В помещении «Паласа» раньше располагалась церковь евангелистов. Если бы Барберио, умирая, поднял взгляд, он смог бы увидеть совершенно неуместную в кинотеатре фреску, изображающую явление Святого Духа, и отошел бы в мир иной очищенным и просветленным. Но Барберио, умирая, грезил о танцующих девочках. Возможно, так лучше для него.
Стена, через которую пробивался и падал на бездыханное тело тусклый свет, предназначалась для того, чтобы закрыть фреску от любопытных глаз.

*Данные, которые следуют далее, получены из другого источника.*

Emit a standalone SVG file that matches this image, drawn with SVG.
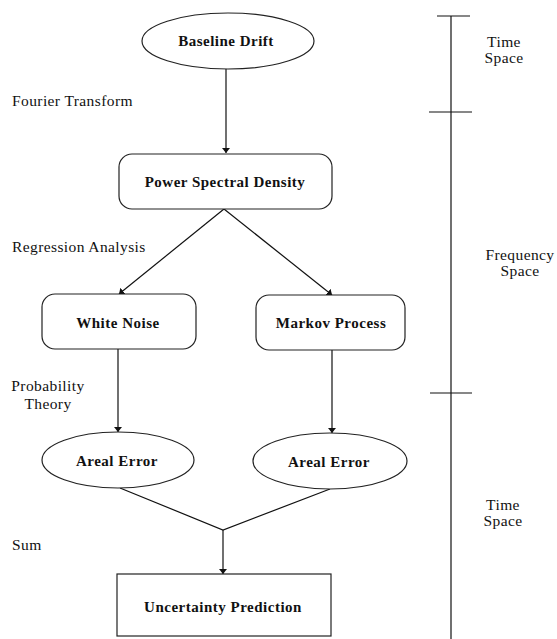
<svg xmlns="http://www.w3.org/2000/svg" width="557" height="639" viewBox="0 0 557 639">
<defs>
<marker id="ah" viewBox="0 0 10 10" refX="10" refY="5" markerWidth="5" markerHeight="8" markerUnits="userSpaceOnUse" orient="auto" preserveAspectRatio="none">
<path d="M0,0 L10,5 L0,10 z" fill="#111"/>
</marker>
<style>
.n{fill:#fff;stroke:#222;stroke-width:1.2}
.t{font-family:"Liberation Serif","Times New Roman",serif;font-size:15px;letter-spacing:0.5px;font-weight:bold;fill:#111;text-anchor:middle}
.s{font-family:"Liberation Serif","Times New Roman",serif;font-size:15.5px;letter-spacing:0.4px;fill:#111}
.c{fill:none;stroke:#111;stroke-width:1.2}
</style>
</defs>
<rect width="557" height="639" fill="#fff"/>
<g id="connectors">
<line class="c" x1="226" y1="69" x2="226" y2="153" marker-end="url(#ah)"/>
<line class="c" x1="224" y1="209" x2="119" y2="294" marker-end="url(#ah)"/>
<line class="c" x1="224" y1="209" x2="332" y2="295" marker-end="url(#ah)"/>
<line class="c" x1="118" y1="349" x2="118" y2="432" marker-end="url(#ah)"/>
<line class="c" x1="332" y1="350" x2="332" y2="433" marker-end="url(#ah)"/>
<polyline class="c" points="120,488 223,530 330,489"/>
<line class="c" x1="223" y1="530" x2="223" y2="574" marker-end="url(#ah)"/>
</g>
<g id="baseline-drift">
<ellipse class="n" cx="228" cy="41" rx="86" ry="28"/>
<text class="t" x="226" y="46">Baseline Drift</text>
</g>
<g id="psd">
<rect class="n" x="119" y="154" width="213" height="55" rx="13"/>
<text class="t" x="225" y="187">Power Spectral Density</text>
</g>
<g id="white-noise">
<rect class="n" x="42" y="294" width="154" height="55" rx="13"/>
<text class="t" x="118" y="328">White Noise</text>
</g>
<g id="markov">
<rect class="n" x="256" y="295" width="149" height="55" rx="13"/>
<text class="t" x="331" y="328">Markov Process</text>
</g>
<g id="areal-error-1">
<ellipse class="n" cx="118" cy="460" rx="76" ry="28"/>
<text class="t" x="117" y="466">Areal Error</text>
</g>
<g id="areal-error-2">
<ellipse class="n" cx="330" cy="461" rx="77" ry="28"/>
<text class="t" x="329" y="467">Areal Error</text>
</g>
<g id="uncertainty">
<rect class="n" x="117" y="574" width="214" height="62"/>
<text class="t" x="223" y="612">Uncertainty Prediction</text>
</g>
<g id="step-labels">
<text class="s" x="12" y="106">Fourier Transform</text>
<text class="s" x="12" y="252">Regression Analysis</text>
<text class="s" x="48" y="391" text-anchor="middle">Probability</text>
<text class="s" x="48" y="409" text-anchor="middle">Theory</text>
<text class="s" x="12" y="550">Sum</text>
</g>
<g id="domain-axis">
<line class="c" x1="451" y1="16" x2="451" y2="639"/>
<line class="c" x1="437" y1="16" x2="470" y2="16"/>
<line class="c" x1="429" y1="112" x2="472" y2="112"/>
<line class="c" x1="430" y1="393" x2="472" y2="393"/>
<text class="s" x="504" y="47" text-anchor="middle">Time</text>
<text class="s" x="504" y="63" text-anchor="middle">Space</text>
<text class="s" x="520" y="260" text-anchor="middle">Frequency</text>
<text class="s" x="520" y="276" text-anchor="middle">Space</text>
<text class="s" x="503" y="510" text-anchor="middle">Time</text>
<text class="s" x="503" y="526" text-anchor="middle">Space</text>
</g>
</svg>
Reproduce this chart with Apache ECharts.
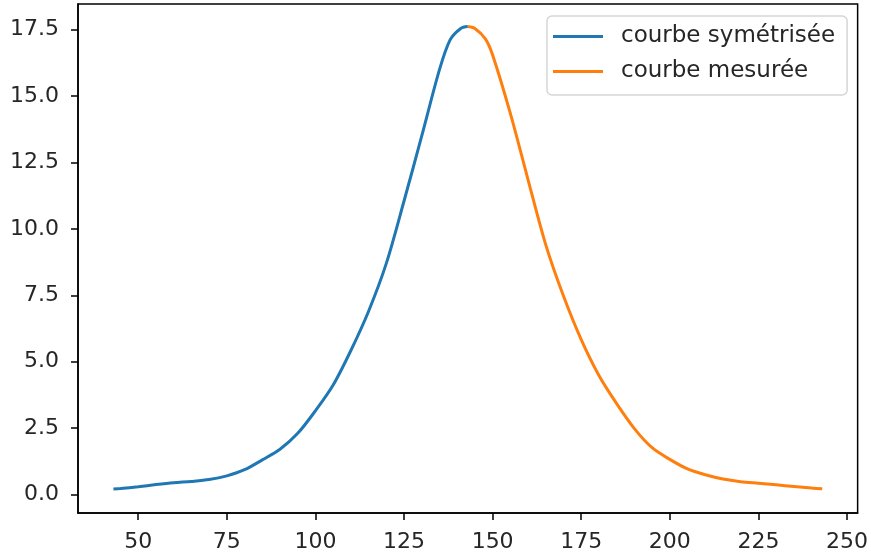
<!DOCTYPE html>
<html>
<head>
<meta charset="utf-8">
<script src="https://cdn.jsdelivr.net/npm/echarts@6/dist/echarts.min.js"></script>
<style>
  html, body { margin: 0; padding: 0; background: #fff; }
  #chart { width: 871px; height: 558px; }
</style>
</head>
<body>
<div id="chart"></div>
<script>
// Symmetrised half (left of the peak)
const symX = [43, 45, 50, 55, 60, 65, 70, 75, 80, 85, 90, 95, 100, 105, 110, 115, 120, 125, 130, 135, 138, 141, 143];
const symY = [0.2, 0.22, 0.29, 0.37, 0.44, 0.49, 0.56, 0.70, 0.93, 1.3, 1.7, 2.3, 3.15, 4.12, 5.42, 6.9, 8.7, 11.05, 13.5, 16.0, 17.12, 17.55, 17.62];

// Measured half (right of the peak)
const mesX = [143, 145, 148, 150, 155, 160, 165, 170, 175, 180, 185, 190, 195, 200, 205, 210, 215, 220, 225, 230, 235, 240, 243];
const mesY = [17.62, 17.55, 17.15, 16.55, 14.35, 11.85, 9.4, 7.47, 5.83, 4.48, 3.42, 2.48, 1.76, 1.32, 0.96, 0.74, 0.58, 0.48, 0.42, 0.36, 0.30, 0.24, 0.21];

const xTicks = [50, 75, 100, 125, 150, 175, 200, 225, 250];
const yTicks = [0, 2.5, 5, 7.5, 10, 12.5, 15, 17.5];

const seriesNames = ['courbe symétrisée', 'courbe mesurée'];
const seriesColors = ['#1f77b4', '#ff7f0e'];

const pairs = (xs, ys) => xs.map((x, i) => [x, ys[i]]);

const FONT = 'DejaVu Sans';
const TXT = '#262626';

const chart = echarts.init(document.getElementById('chart'), null, { renderer: 'canvas' });

const axisLine = { show: true, onZero: false, lineStyle: { color: '#000', width: 1.5 } };
const tickStyle = { show: true, inside: false, length: 7, lineStyle: { color: '#000', width: 1.5 } };

chart.setOption({
  animation: false,
  backgroundColor: '#fff',
  grid: {
    left: 78, right: 11, top: 4, bottom: 45,
    show: true, borderColor: '#000', borderWidth: 1.5, containLabel: false
  },
  xAxis: {
    type: 'value',
    min: 33, max: 253,
    splitLine: { show: false },
    axisLine: axisLine,
    axisTick: Object.assign({}, tickStyle, { customValues: xTicks }),
    axisLabel: {
      customValues: xTicks, margin: 18,
      fontFamily: FONT, fontSize: 22, color: TXT,
      formatter: v => String(v)
    }
  },
  yAxis: {
    type: 'value',
    min: -0.7, max: 18.47,
    splitLine: { show: false },
    axisLine: axisLine,
    axisTick: Object.assign({}, tickStyle, { customValues: yTicks }),
    axisLabel: {
      customValues: yTicks, margin: 19,
      fontFamily: FONT, fontSize: 22, color: TXT,
      formatter: v => v.toFixed(1)
    }
  },
  legend: {
    orient: 'vertical',
    left: 547, top: 16,
    align: 'left',
    padding: [9, 12, 12, 6],
    itemGap: 12,
    itemWidth: 50, itemHeight: 3,
    icon: 'rect',
    backgroundColor: 'rgba(255,255,255,0.8)',
    borderColor: '#d6d6d6', borderWidth: 1.5, borderRadius: 5,
    textStyle: { fontFamily: FONT, fontSize: 23, color: TXT, padding: [0, 0, 0, 13], lineHeight: 23 },
    data: seriesNames
  },
  series: [
    {
      name: seriesNames[0], type: 'line', showSymbol: false,
      smooth: 0.3,
      color: seriesColors[0], lineStyle: { width: 3, color: seriesColors[0] },
      data: pairs(symX, symY)
    },
    {
      name: seriesNames[1], type: 'line', showSymbol: false,
      smooth: 0.3,
      color: seriesColors[1], lineStyle: { width: 3, color: seriesColors[1] },
      data: pairs(mesX, mesY)
    }
  ]
});
</script>
</body>
</html>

Возвести такую перегородку — мудрое решение; по крайней мере лучше, чем заштукатуривать фреску или выставлять ее на всеобщее обозрение. Возможно, тот, кто обустраивал помещение, втайне подозревал, что кинотеатр вскоре тоже сгорит, лопнет, как мыльный пузырь. Тогда можно будет сломать перегородку, и здесь вновь будут поклоняться не Гарбо, а Господу.
Но этого не произошло. Мыльный пузырь не лопнул, некоторые фильмы приносили хорошие кассовые сборы, и про закуток, где умер Барберио, позабыли. Ведь никто не знал о его существовании. Если бы злосчастный беглец обыскал все строения города от чердаков до подвалов, нигде он не нашел бы места более укромного и безопасного.
Однако уже на протяжении пятидесяти лет воздух в маленьком помещении жил своей жизнью. Он впитывал в себя вибрации, исходящие от экрана, и тысячи, десятки тысяч глаз посылали свою энергию в этот резервуар. Полвека в кинотеатре бушевали киношные страсти, и воздух впитывал, в себя человеческие симпатии и антипатии. Он проникался силой, переполнялся ею, был заряжен уже до предела. Назревал взрыв. Не хватало лишь катализатора…
Им стали раковые клетки Барберио.
2 Основной сюжет
После двадцатиминутного ожидания в душном фойе девчонка в желтом платье выглядела весьма взволнованной. Было почти три часа утра, уже закончились ночные сеансы.
Восемь месяцев прошло с тех пор, как Барберио умер в душном закутке за экраном. Восемь долгих месяцев жизнь шла своим чередом. Кинотеатр не слишком процветал, но ночные сеансы по пятницам и субботам всегда давали хороший кассовый сбор. Сегодня демонстрировались два фильма с Иствудом: спагетти-вестерны. Девочка в желтом платье не походила на поклонницу вестернов. По мнению Берди, вестерн — не женский жанр. Возможно, девушка пришла посмотреть на Иствуда, а не фильм. Хотя Берди никогда не понимала, в чем привлекательность его вечно прищуренного лица.
— Чем могу помочь? — участливо спросила Берди.
Девчонка вздрогнула и взглянула на нее хмуро и недоверчиво.
— Я жду своего приятеля, — ответила она — Его зовут Дин.
— Вы его потеряли?
— Он пошел в уборную и до сих пор не вернулся.
— А не был ли он… гм… не было ли ему плохо?
— Нет-нет, — быстро произнесла девчонка, отметая нее сомнения в трезвости своего друга.
— Я пошлю кого-нибудь поискать его, — сообщила Верди.
Было уже поздно, она жутко устала за день — совершенно без сил, как выжатый лимон. Идея провести здесь еще полчаса не слишком привлекала. Берди хотела домой, в теплый душ и спать, просто спать. В тридцать четыре года, решила она, с сексом пора завязать. Кровать — только для сна, особенно у таких толстух.
Берди толкнула дверь в зал и почувствовала тошнотворный запах пота, воздушной кукурузы и сигарет. Здесь было на несколько градусов жарче, чем в фойе.
— Рики!
Рики закрывал выход из кинотеатра.
— Проклятая вонь почти исчезла, — сообщил он.